## PROBLEM STATEMENT
Omit the pictures and print exactly the lines of the listing below, starting at the first and ending at the line containing "const xTickLabels = [60, 55, 50, 45, 40, 35];".

## DATA BLOCK

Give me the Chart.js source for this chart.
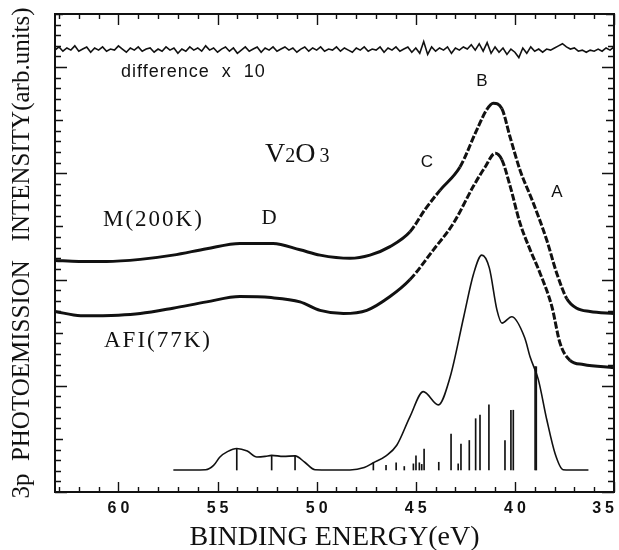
<!DOCTYPE html>
<html>
<head>
<meta charset="utf-8">
<script src="https://cdn.jsdelivr.net/npm/chart.js@4.4.1/dist/chart.umd.min.js"></script>
<style>
  html, body { margin: 0; padding: 0; background: #fff; }
</style>
</head>
<body>
<canvas id="chart-v2o3" width="619" height="550"></canvas>
<script>
// V2O3 3p photoemission spectra.
// y is in plot units: 0 on the bottom axis, 45 at the top frame.

const xTickLabels = [60, 55, 50, 45, 40, 35];

const diffEnergy = [
  63.2, 63.0, 62.8, 62.6, 62.4, 62.2, 62.0, 61.8, 61.6, 61.4, 61.2, 61.0, 60.8, 60.6, 60.4, 60.2,
  60.0, 59.8, 59.6, 59.4, 59.2, 59.0, 58.8, 58.6, 58.4, 58.2, 58.0, 57.8, 57.6, 57.4, 57.2, 57.0,
  56.8, 56.6, 56.4, 56.2, 56.0, 55.8, 55.6, 55.4, 55.2, 55.0, 54.8, 54.6, 54.4, 54.2, 54.0, 53.8,
  53.6, 53.4, 53.2, 53.0, 52.8, 52.6, 52.4, 52.2, 52.0, 51.8, 51.6, 51.4, 51.2, 51.0, 50.8, 50.6,
  50.4, 50.2, 50.0, 49.8, 49.6, 49.4, 49.2, 49.0, 48.8, 48.6, 48.4, 48.2, 48.0, 47.8, 47.6, 47.4,
  47.2, 47.0, 46.8, 46.6, 46.4, 46.2, 46.0, 45.8, 45.6, 45.4, 45.2, 45.0, 44.8, 44.6, 44.4, 44.2,
  44.0, 43.8, 43.6, 43.4, 43.2, 43.0, 42.8, 42.6, 42.4, 42.2, 42.0, 41.8, 41.6, 41.4, 41.2, 41.0,
  40.8, 40.6, 40.4, 40.2, 40.0, 39.8, 39.6, 39.4, 39.2, 39.0, 38.8, 38.6, 38.4, 38.2, 38.0, 37.8,
  37.6, 37.4, 37.2, 37.0, 36.8, 36.6, 36.4, 36.2, 36.0, 35.8, 35.6, 35.4, 35.2, 35.0
];
const diffValues = [
  41.6, 41.9, 41.5, 41.8, 41.6, 42.0, 41.5, 41.7, 41.9, 41.4, 41.8, 41.6, 41.9, 41.5, 41.7, 41.6,
  42.0, 41.7, 41.4, 41.8, 41.6, 41.9, 41.5, 41.7, 41.8, 41.4, 41.7, 41.5, 41.9, 41.6, 41.8, 41.3,
  41.7, 41.5, 41.9, 41.6, 41.8, 41.5, 42.0, 41.6, 41.8, 41.4, 41.7, 41.9, 41.5, 41.8, 41.3, 41.6,
  41.9, 41.5, 41.7, 41.9, 41.4, 41.8, 41.6, 41.9, 41.5, 41.7, 41.9, 41.6, 41.8, 41.4, 41.7, 41.9,
  41.5, 41.8, 41.6, 41.9, 41.5, 41.7, 41.6, 41.9, 41.5, 41.8, 41.6, 41.4, 41.8, 41.6, 41.9, 41.5,
  41.7, 41.6, 41.9, 41.4, 41.8, 41.6, 41.9, 41.5, 41.7, 41.9, 41.4, 41.8, 41.3, 42.4, 41.2, 41.9,
  41.5, 41.8, 41.6, 41.9, 41.3, 41.8, 41.6, 41.9, 41.7, 42.1, 41.6, 42.2, 41.5, 42.3, 41.3, 41.9,
  41.4, 41.8, 41.2, 41.7, 41.4, 40.9, 41.8, 41.3, 41.9, 41.5, 41.7, 41.4, 41.7, 41.6, 41.8, 42.0,
  42.2, 41.9, 41.7, 41.8, 41.5, 41.6, 41.4, 41.6, 41.5, 41.7, 41.5, 41.8, 41.6, 41.9
];

const mEnergy = [
  63.2, 62.0, 60.6, 58.9, 57.25, 55.55, 53.87, 52.2, 50.84, 49.83, 48.32, 47.31, 46.3, 45.29, 44.53,
  43.78, 42.77, 41.92, 41.42, 41.09, 40.66, 40.24, 39.74, 39.07, 38.39, 37.89, 37.38, 36.88, 36.21, 35.0
];
const mIntensity = [
  21.8, 21.7, 21.7, 21.9, 22.3, 22.9, 23.4, 23.4, 22.8, 22.3, 22.0, 22.3, 23.1, 24.5, 26.6,
  28.4, 30.6, 34.1, 36.0, 36.6, 36.1, 33.4, 30.3, 27.2, 23.7, 20.6, 18.2, 17.3, 17.0, 16.8
];

const afiEnergy = [
  63.2, 61.9, 60.0, 58.9, 57.25, 55.55, 53.87, 52.3, 50.84, 49.83, 48.65, 47.47, 46.3, 45.29, 44.11,
  43.1, 42.09, 41.5, 40.99, 40.66, 40.24, 39.74, 39.23, 38.73, 38.14, 37.72, 37.22, 36.55, 35.0
];
const afiIntensity = [
  17.0, 16.6, 16.65, 16.8, 17.3, 17.9, 18.4, 18.3, 17.9, 17.1, 16.8, 17.1, 18.4, 20.0, 22.8,
  25.3, 28.8, 30.6, 31.9, 31.3, 28.8, 25.3, 22.8, 20.6, 17.5, 14.0, 12.4, 12.0, 11.7
];

// calculated spectrum (broadened) and its line strengths
const simEnergy = [
  57.23, 55.6, 55.2, 54.88, 54.5, 54.03, 53.5, 53.02, 52.6, 52.27, 51.68, 51.09, 50.6, 50.08, 48.32,
  47.6, 47.14, 46.5, 45.96, 45.29, 44.62, 43.86, 43.27, 42.58, 42.09, 41.67, 41.29, 40.9, 40.65,
  40.16, 39.5, 39.23, 38.82, 38.39, 37.97, 37.57, 37.2, 36.29
];
const simIntensity = [
  2.07, 2.1, 2.5, 3.3, 3.8, 4.1, 3.85, 3.3, 3.35, 3.45, 3.35, 3.4, 2.8, 2.1, 2.07,
  2.3, 2.75, 3.4, 4.4, 7.1, 9.45, 8.2, 10.8, 16.5, 20.5, 22.3, 21.1, 17.1, 15.9,
  16.5, 14.5, 12.7, 10.6, 6.8, 3.6, 2.1, 2.07, 2.07
];

const stickBase = 2.07;
const stickEnergy = [
  54.03, 52.27, 51.09, 47.14, 46.5, 45.99, 45.58, 45.12, 44.99, 44.82, 44.7, 44.58, 43.84,
  43.22, 42.86, 42.72, 42.3, 41.98, 41.76, 41.31, 40.5, 40.2, 40.08, 38.98, 38.92
];
const stickTop = [
  4.1, 3.45, 3.4, 2.75, 2.5, 2.75, 2.4, 2.65, 3.4, 2.75, 2.6, 4.05, 2.8,
  5.45, 2.65, 4.5, 4.85, 6.9, 7.25, 8.2, 4.85, 7.7, 7.7, 11.8, 11.8
];

const ink = '#111111';
const serif = "'Liberation Serif', 'DejaVu Serif', serif";
const sans = "'Liberation Sans', Arial, sans-serif";

const toPoints = (xs, ys) => xs.map((x, i) => ({ x, y: ys[i] }));

// steep stretches of the measured curves look broken up in the original
const steepDash = ctx => {
  const dx = Math.abs(ctx.p1.x - ctx.p0.x);
  const dy = Math.abs(ctx.p1.y - ctx.p0.y);
  return dy > dx * 1.2 ? [7, 2] : undefined;
};

function drawText(ctx, text, x, y, font, opts = {}) {
  ctx.font = font;
  ctx.letterSpacing = opts.spacing || '0px';
  ctx.textAlign = opts.align || 'center';
  ctx.textBaseline = opts.baseline || 'middle';
  ctx.fillText(text, x, y);
}

const paperFrame = {
  id: 'paperFrame',
  afterDraw(chart) {
    const { ctx, chartArea: a } = chart;
    const xs = chart.scales.x;
    const ys = chart.scales.y;
    ctx.save();
    ctx.strokeStyle = ink;
    ctx.fillStyle = ink;

    // inward ticks on all four sides
    ctx.lineWidth = 1.4;
    ctx.beginPath();
    for (let e = 35; e <= 63; e++) {
      const px = Math.round(xs.getPixelForValue(e)) + 0.5;
      const major = e % 5 === 0;
      ctx.moveTo(px, a.bottom);
      ctx.lineTo(px, a.bottom - (major ? 10 : 5));
      ctx.moveTo(px, a.top);
      ctx.lineTo(px, a.top + (major ? 11 : 5));
    }
    for (let v = 0; v <= 45; v++) {
      const py = Math.round(ys.getPixelForValue(v)) + 0.5;
      const len = v % 10 === 0 ? 12 : v % 5 === 0 ? 8 : 6;
      ctx.moveTo(a.left, py);
      ctx.lineTo(a.left + len, py);
      ctx.moveTo(a.right, py);
      ctx.lineTo(a.right - len, py);
    }
    ctx.stroke();
    ctx.lineWidth = 2;
    ctx.strokeRect(a.left, a.top, a.right - a.left, a.bottom - a.top);

    // x tick labels, spaced out like the original lettering
    const tickFont = 'bold 16px ' + sans;
    ctx.font = tickFont;
    ctx.letterSpacing = '4px';
    xTickLabels.forEach(v => {
      const label = String(v);
      const w = ctx.measureText(label).width;
      let px = xs.getPixelForValue(v) + 2;
      if (px + w / 2 > chart.width - 1) px = chart.width - 1 - w / 2;
      drawText(ctx, label, px, a.bottom + 17, tickFont, { spacing: '4px' });
    });

    drawText(ctx, 'BINDING ENERGY(eV)', (a.left + a.right) / 2, 538, '28px ' + serif);

    ctx.save();
    ctx.translate(22, (a.top + a.bottom) / 2);
    ctx.rotate(-Math.PI / 2);
    drawText(ctx, '3p  PHOTOEMISSION   INTENSITY(arb.units)', 0, 0, '25px ' + serif);
    ctx.restore();

    // annotations inside the plot
    drawText(ctx, 'difference  x  10', 121, 72, '18px ' + sans, { align: 'left', spacing: '1px' });
    drawText(ctx, 'B', 482, 81, '17px ' + sans);
    drawText(ctx, 'C', 427, 162, '17px ' + sans);
    drawText(ctx, 'A', 557, 192, '17px ' + sans);
    drawText(ctx, 'D', 269, 218, '21px ' + serif);
    drawText(ctx, 'M(200K)', 103, 220, '23px ' + serif, { align: 'left', spacing: '2px' });
    drawText(ctx, 'AFI(77K)', 104, 341, '23px ' + serif, { align: 'left', spacing: '2px' });

    // V2O3 with small digits
    let vx = 265;
    const vb = 162;
    [['V', 28], ['2', 20], ['O', 28], [' ', 16], ['3', 20]].forEach(([t, size]) => {
      ctx.font = size + 'px ' + serif;
      ctx.letterSpacing = '0px';
      ctx.textAlign = 'left';
      ctx.textBaseline = 'alphabetic';
      ctx.fillText(t, vx, vb);
      vx += ctx.measureText(t).width;
    });

    ctx.restore();
  }
};

const lineBase = {
  type: 'line',
  borderColor: ink,
  pointRadius: 0,
  fill: false,
};

new Chart(document.getElementById('chart-v2o3'), {
  type: 'line',
  data: {
    datasets: [
      {
        ...lineBase,
        label: 'difference x 10',
        data: toPoints(diffEnergy, diffValues),
        borderWidth: 1.6,
        tension: 0,
      },
      {
        ...lineBase,
        label: 'M(200K)',
        data: toPoints(mEnergy, mIntensity),
        borderWidth: 3,
        cubicInterpolationMode: 'monotone',
        segment: { borderDash: steepDash },
      },
      {
        ...lineBase,
        label: 'AFI(77K)',
        data: toPoints(afiEnergy, afiIntensity),
        borderWidth: 3,
        cubicInterpolationMode: 'monotone',
        segment: { borderDash: steepDash },
      },
      {
        ...lineBase,
        label: 'calculation',
        data: toPoints(simEnergy, simIntensity),
        borderWidth: 1.6,
        cubicInterpolationMode: 'monotone',
      },
      {
        type: 'bar',
        label: 'lines',
        data: stickEnergy.map((x, i) => ({ x, y: [stickBase, stickTop[i]] })),
        backgroundColor: ink,
        borderWidth: 0,
        barThickness: 1,
        grouped: false,
      },
    ],
  },
  options: {
    responsive: false,
    animation: false,
    devicePixelRatio: 1,
    layout: { padding: { left: 55, right: 5, top: 14, bottom: 58 } },
    plugins: { legend: { display: false }, tooltip: { enabled: false } },
    scales: {
      x: { type: 'linear', reverse: true, min: 35, max: 63.2, offset: false, display: false },
      y: { type: 'linear', min: 0, max: 45, display: false },
    },
  },
  plugins: [paperFrame],
});
</script>
</body>
</html>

## ANSWER FOR THE TASK
Give me the Chart.js source for this chart.
<!DOCTYPE html>
<html>
<head>
<meta charset="utf-8">
<script src="https://cdn.jsdelivr.net/npm/chart.js@4.4.1/dist/chart.umd.min.js"></script>
<style>
  html, body { margin: 0; padding: 0; background: #fff; }
</style>
</head>
<body>
<canvas id="chart-v2o3" width="619" height="550"></canvas>
<script>
// V2O3 3p photoemission spectra.
// y is in plot units: 0 on the bottom axis, 45 at the top frame.

const xTickLabels = [60, 55, 50, 45, 40, 35];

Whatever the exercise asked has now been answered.